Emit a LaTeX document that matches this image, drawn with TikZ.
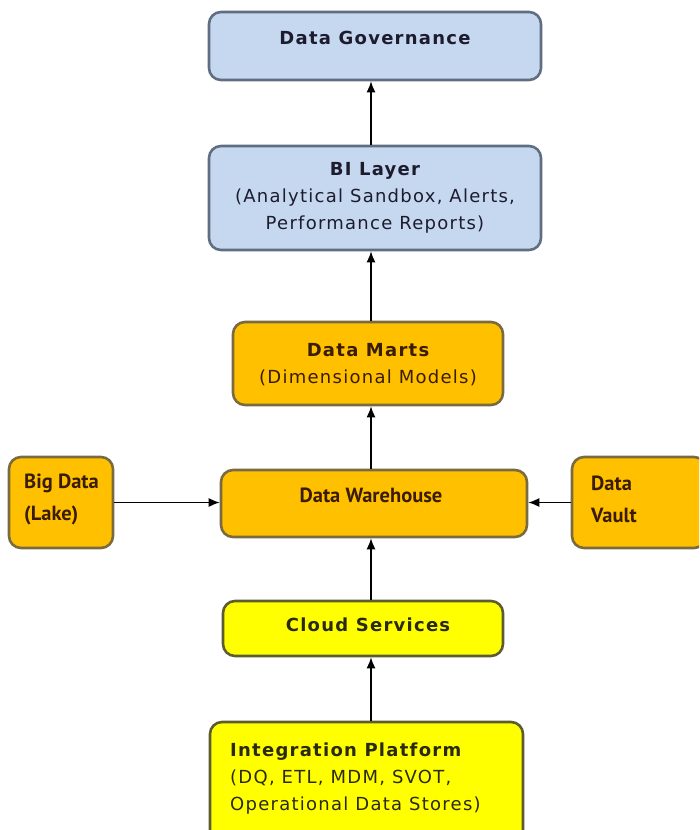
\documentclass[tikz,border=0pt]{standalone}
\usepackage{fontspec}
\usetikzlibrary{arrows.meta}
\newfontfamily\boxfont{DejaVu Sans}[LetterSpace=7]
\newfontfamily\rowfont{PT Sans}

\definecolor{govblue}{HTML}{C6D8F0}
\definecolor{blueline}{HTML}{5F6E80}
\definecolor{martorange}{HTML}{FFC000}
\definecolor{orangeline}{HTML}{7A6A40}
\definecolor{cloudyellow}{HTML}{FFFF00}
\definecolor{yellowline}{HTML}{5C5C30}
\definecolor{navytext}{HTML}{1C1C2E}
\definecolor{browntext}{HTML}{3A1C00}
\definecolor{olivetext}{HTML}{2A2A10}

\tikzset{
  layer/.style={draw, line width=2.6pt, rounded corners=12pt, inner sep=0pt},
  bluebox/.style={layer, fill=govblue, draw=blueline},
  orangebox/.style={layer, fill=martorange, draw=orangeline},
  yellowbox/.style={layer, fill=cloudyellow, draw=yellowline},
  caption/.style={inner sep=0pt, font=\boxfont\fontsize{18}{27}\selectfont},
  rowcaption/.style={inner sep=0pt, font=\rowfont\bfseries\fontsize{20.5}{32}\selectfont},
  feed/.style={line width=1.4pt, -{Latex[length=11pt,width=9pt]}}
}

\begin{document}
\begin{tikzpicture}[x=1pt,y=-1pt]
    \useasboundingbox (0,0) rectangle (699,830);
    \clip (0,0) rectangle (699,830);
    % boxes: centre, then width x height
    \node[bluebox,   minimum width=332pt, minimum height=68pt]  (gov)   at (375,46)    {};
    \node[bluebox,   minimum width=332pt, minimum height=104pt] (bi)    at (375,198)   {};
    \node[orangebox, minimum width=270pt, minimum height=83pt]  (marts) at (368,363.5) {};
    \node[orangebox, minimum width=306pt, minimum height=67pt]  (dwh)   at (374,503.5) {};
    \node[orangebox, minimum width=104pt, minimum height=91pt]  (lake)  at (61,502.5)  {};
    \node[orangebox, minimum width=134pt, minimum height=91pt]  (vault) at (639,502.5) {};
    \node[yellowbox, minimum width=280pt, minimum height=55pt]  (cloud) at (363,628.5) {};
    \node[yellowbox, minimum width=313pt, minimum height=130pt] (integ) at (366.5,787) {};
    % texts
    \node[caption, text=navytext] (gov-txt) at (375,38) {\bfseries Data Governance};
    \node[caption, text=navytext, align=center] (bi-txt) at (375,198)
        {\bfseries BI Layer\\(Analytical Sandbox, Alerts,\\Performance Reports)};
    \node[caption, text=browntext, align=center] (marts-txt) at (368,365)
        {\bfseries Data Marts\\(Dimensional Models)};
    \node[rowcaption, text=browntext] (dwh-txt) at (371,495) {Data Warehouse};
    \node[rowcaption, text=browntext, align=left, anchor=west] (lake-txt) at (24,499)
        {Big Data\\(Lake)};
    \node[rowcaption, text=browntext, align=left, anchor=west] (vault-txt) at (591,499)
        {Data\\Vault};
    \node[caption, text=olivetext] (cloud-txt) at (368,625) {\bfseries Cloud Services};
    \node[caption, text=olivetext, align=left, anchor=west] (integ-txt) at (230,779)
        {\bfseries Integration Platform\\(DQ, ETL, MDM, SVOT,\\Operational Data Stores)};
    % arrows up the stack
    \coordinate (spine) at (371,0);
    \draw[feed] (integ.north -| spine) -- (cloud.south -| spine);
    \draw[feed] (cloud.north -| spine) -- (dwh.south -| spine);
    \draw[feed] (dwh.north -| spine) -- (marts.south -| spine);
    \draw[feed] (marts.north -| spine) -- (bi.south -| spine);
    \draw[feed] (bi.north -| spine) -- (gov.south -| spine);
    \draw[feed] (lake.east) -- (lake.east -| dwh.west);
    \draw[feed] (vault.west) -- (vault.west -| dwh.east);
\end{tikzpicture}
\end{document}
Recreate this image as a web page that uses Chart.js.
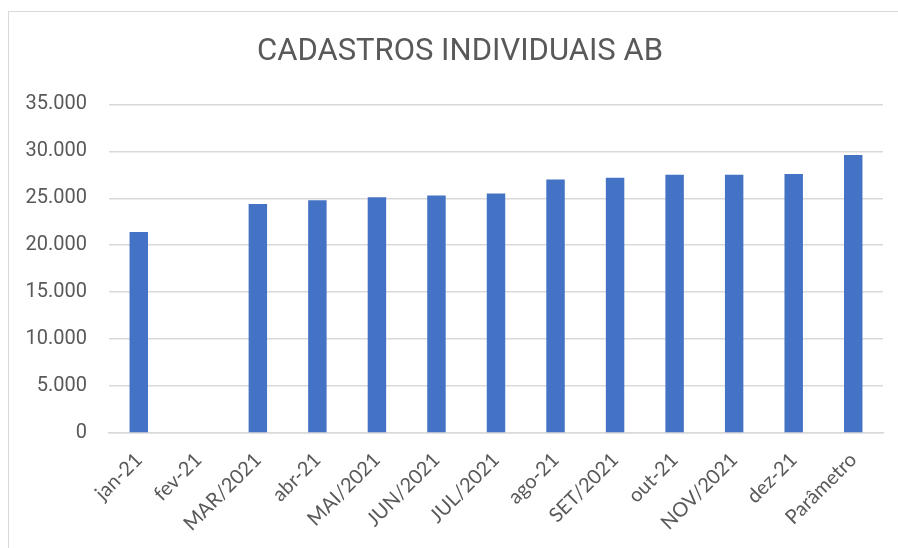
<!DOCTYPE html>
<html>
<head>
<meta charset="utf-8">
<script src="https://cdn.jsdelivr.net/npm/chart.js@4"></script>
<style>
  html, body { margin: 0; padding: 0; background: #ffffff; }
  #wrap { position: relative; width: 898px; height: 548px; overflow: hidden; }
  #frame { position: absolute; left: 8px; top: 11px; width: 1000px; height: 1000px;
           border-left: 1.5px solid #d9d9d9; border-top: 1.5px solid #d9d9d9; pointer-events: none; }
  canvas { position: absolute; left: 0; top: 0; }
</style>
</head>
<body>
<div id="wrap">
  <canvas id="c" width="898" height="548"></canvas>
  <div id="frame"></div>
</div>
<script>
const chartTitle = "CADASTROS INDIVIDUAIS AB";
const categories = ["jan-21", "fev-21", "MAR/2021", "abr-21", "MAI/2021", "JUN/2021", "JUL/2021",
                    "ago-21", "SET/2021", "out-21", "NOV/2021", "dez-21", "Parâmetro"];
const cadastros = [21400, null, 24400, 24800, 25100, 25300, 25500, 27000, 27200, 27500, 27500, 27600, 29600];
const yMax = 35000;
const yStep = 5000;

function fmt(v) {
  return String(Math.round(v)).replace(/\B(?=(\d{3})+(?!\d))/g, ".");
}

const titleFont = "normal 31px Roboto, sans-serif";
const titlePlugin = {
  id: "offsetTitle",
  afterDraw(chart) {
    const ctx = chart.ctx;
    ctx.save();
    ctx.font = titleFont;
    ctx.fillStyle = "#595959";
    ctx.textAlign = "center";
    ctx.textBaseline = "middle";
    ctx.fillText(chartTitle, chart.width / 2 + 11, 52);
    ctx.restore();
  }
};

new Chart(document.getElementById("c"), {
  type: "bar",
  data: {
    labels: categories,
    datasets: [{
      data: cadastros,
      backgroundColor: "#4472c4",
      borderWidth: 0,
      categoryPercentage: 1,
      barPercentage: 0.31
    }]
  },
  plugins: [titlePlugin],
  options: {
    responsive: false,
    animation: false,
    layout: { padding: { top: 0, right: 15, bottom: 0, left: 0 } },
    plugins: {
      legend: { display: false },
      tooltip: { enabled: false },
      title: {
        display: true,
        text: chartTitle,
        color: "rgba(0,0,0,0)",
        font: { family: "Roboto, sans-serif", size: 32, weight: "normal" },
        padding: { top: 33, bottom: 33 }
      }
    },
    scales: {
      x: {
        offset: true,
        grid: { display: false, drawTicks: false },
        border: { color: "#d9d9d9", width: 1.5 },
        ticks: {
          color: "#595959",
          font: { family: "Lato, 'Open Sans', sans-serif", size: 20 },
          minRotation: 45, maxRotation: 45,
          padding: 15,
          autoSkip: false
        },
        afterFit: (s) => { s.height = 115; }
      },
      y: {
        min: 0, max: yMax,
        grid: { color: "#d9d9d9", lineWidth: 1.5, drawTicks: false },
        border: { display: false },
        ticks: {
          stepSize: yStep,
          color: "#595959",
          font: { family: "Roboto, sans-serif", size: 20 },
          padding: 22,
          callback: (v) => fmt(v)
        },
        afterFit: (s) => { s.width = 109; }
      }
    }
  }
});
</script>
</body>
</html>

^^^^

:: Goal of the exercise ::
Pictures stay out of the copy; please restate every record above exactly.

:: Task output ::
Emit a LaTeX document that matches this image, drawn with TikZ.
\documentclass[tikz,border=0pt]{standalone}
\usepackage{fontspec}
\usetikzlibrary{arrows.meta}
\newfontfamily\boxfont{DejaVu Sans}[LetterSpace=7]
\newfontfamily\rowfont{PT Sans}

\definecolor{govblue}{HTML}{C6D8F0}
\definecolor{blueline}{HTML}{5F6E80}
\definecolor{martorange}{HTML}{FFC000}
\definecolor{orangeline}{HTML}{7A6A40}
\definecolor{cloudyellow}{HTML}{FFFF00}
\definecolor{yellowline}{HTML}{5C5C30}
\definecolor{navytext}{HTML}{1C1C2E}
\definecolor{browntext}{HTML}{3A1C00}
\definecolor{olivetext}{HTML}{2A2A10}

\tikzset{
  layer/.style={draw, line width=2.6pt, rounded corners=12pt, inner sep=0pt},
  bluebox/.style={layer, fill=govblue, draw=blueline},
  orangebox/.style={layer, fill=martorange, draw=orangeline},
  yellowbox/.style={layer, fill=cloudyellow, draw=yellowline},
  caption/.style={inner sep=0pt, font=\boxfont\fontsize{18}{27}\selectfont},
  rowcaption/.style={inner sep=0pt, font=\rowfont\bfseries\fontsize{20.5}{32}\selectfont},
  feed/.style={line width=1.4pt, -{Latex[length=11pt,width=9pt]}}
}

\begin{document}
\begin{tikzpicture}[x=1pt,y=-1pt]
    \useasboundingbox (0,0) rectangle (699,830);
    \clip (0,0) rectangle (699,830);
    % boxes: centre, then width x height
    \node[bluebox,   minimum width=332pt, minimum height=68pt]  (gov)   at (375,46)    {};
    \node[bluebox,   minimum width=332pt, minimum height=104pt] (bi)    at (375,198)   {};
    \node[orangebox, minimum width=270pt, minimum height=83pt]  (marts) at (368,363.5) {};
    \node[orangebox, minimum width=306pt, minimum height=67pt]  (dwh)   at (374,503.5) {};
    \node[orangebox, minimum width=104pt, minimum height=91pt]  (lake)  at (61,502.5)  {};
    \node[orangebox, minimum width=134pt, minimum height=91pt]  (vault) at (639,502.5) {};
    \node[yellowbox, minimum width=280pt, minimum height=55pt]  (cloud) at (363,628.5) {};
    \node[yellowbox, minimum width=313pt, minimum height=130pt] (integ) at (366.5,787) {};
    % texts
    \node[caption, text=navytext] (gov-txt) at (375,38) {\bfseries Data Governance};
    \node[caption, text=navytext, align=center] (bi-txt) at (375,198)
        {\bfseries BI Layer\\(Analytical Sandbox, Alerts,\\Performance Reports)};
    \node[caption, text=browntext, align=center] (marts-txt) at (368,365)
        {\bfseries Data Marts\\(Dimensional Models)};
    \node[rowcaption, text=browntext] (dwh-txt) at (371,495) {Data Warehouse};
    \node[rowcaption, text=browntext, align=left, anchor=west] (lake-txt) at (24,499)
        {Big Data\\(Lake)};
    \node[rowcaption, text=browntext, align=left, anchor=west] (vault-txt) at (591,499)
        {Data\\Vault};
    \node[caption, text=olivetext] (cloud-txt) at (368,625) {\bfseries Cloud Services};
    \node[caption, text=olivetext, align=left, anchor=west] (integ-txt) at (230,779)
        {\bfseries Integration Platform\\(DQ, ETL, MDM, SVOT,\\Operational Data Stores)};
    % arrows up the stack
    \coordinate (spine) at (371,0);
    \draw[feed] (integ.north -| spine) -- (cloud.south -| spine);
    \draw[feed] (cloud.north -| spine) -- (dwh.south -| spine);
    \draw[feed] (dwh.north -| spine) -- (marts.south -| spine);
    \draw[feed] (marts.north -| spine) -- (bi.south -| spine);
    \draw[feed] (bi.north -| spine) -- (gov.south -| spine);
    \draw[feed] (lake.east) -- (lake.east -| dwh.west);
    \draw[feed] (vault.west) -- (vault.west -| dwh.east);
\end{tikzpicture}
\end{document}
Recreate this image as a web page that uses Chart.js.
<!DOCTYPE html>
<html>
<head>
<meta charset="utf-8">
<script src="https://cdn.jsdelivr.net/npm/chart.js@4"></script>
<style>
  html, body { margin: 0; padding: 0; background: #ffffff; }
  #wrap { position: relative; width: 898px; height: 548px; overflow: hidden; }
  #frame { position: absolute; left: 8px; top: 11px; width: 1000px; height: 1000px;
           border-left: 1.5px solid #d9d9d9; border-top: 1.5px solid #d9d9d9; pointer-events: none; }
  canvas { position: absolute; left: 0; top: 0; }
</style>
</head>
<body>
<div id="wrap">
  <canvas id="c" width="898" height="548"></canvas>
  <div id="frame"></div>
</div>
<script>
const chartTitle = "CADASTROS INDIVIDUAIS AB";
const categories = ["jan-21", "fev-21", "MAR/2021", "abr-21", "MAI/2021", "JUN/2021", "JUL/2021",
                    "ago-21", "SET/2021", "out-21", "NOV/2021", "dez-21", "Parâmetro"];
const cadastros = [21400, null, 24400, 24800, 25100, 25300, 25500, 27000, 27200, 27500, 27500, 27600, 29600];
const yMax = 35000;
const yStep = 5000;

function fmt(v) {
  return String(Math.round(v)).replace(/\B(?=(\d{3})+(?!\d))/g, ".");
}

const titleFont = "normal 31px Roboto, sans-serif";
const titlePlugin = {
  id: "offsetTitle",
  afterDraw(chart) {
    const ctx = chart.ctx;
    ctx.save();
    ctx.font = titleFont;
    ctx.fillStyle = "#595959";
    ctx.textAlign = "center";
    ctx.textBaseline = "middle";
    ctx.fillText(chartTitle, chart.width / 2 + 11, 52);
    ctx.restore();
  }
};

new Chart(document.getElementById("c"), {
  type: "bar",
  data: {
    labels: categories,
    datasets: [{
      data: cadastros,
      backgroundColor: "#4472c4",
      borderWidth: 0,
      categoryPercentage: 1,
      barPercentage: 0.31
    }]
  },
  plugins: [titlePlugin],
  options: {
    responsive: false,
    animation: false,
    layout: { padding: { top: 0, right: 15, bottom: 0, left: 0 } },
    plugins: {
      legend: { display: false },
      tooltip: { enabled: false },
      title: {
        display: true,
        text: chartTitle,
        color: "rgba(0,0,0,0)",
        font: { family: "Roboto, sans-serif", size: 32, weight: "normal" },
        padding: { top: 33, bottom: 33 }
      }
    },
    scales: {
      x: {
        offset: true,
        grid: { display: false, drawTicks: false },
        border: { color: "#d9d9d9", width: 1.5 },
        ticks: {
          color: "#595959",
          font: { family: "Lato, 'Open Sans', sans-serif", size: 20 },
          minRotation: 45, maxRotation: 45,
          padding: 15,
          autoSkip: false
        },
        afterFit: (s) => { s.height = 115; }
      },
      y: {
        min: 0, max: yMax,
        grid: { color: "#d9d9d9", lineWidth: 1.5, drawTicks: false },
        border: { display: false },
        ticks: {
          stepSize: yStep,
          color: "#595959",
          font: { family: "Roboto, sans-serif", size: 20 },
          padding: 22,
          callback: (v) => fmt(v)
        },
        afterFit: (s) => { s.width = 109; }
      }
    }
  }
});
</script>
</body>
</html>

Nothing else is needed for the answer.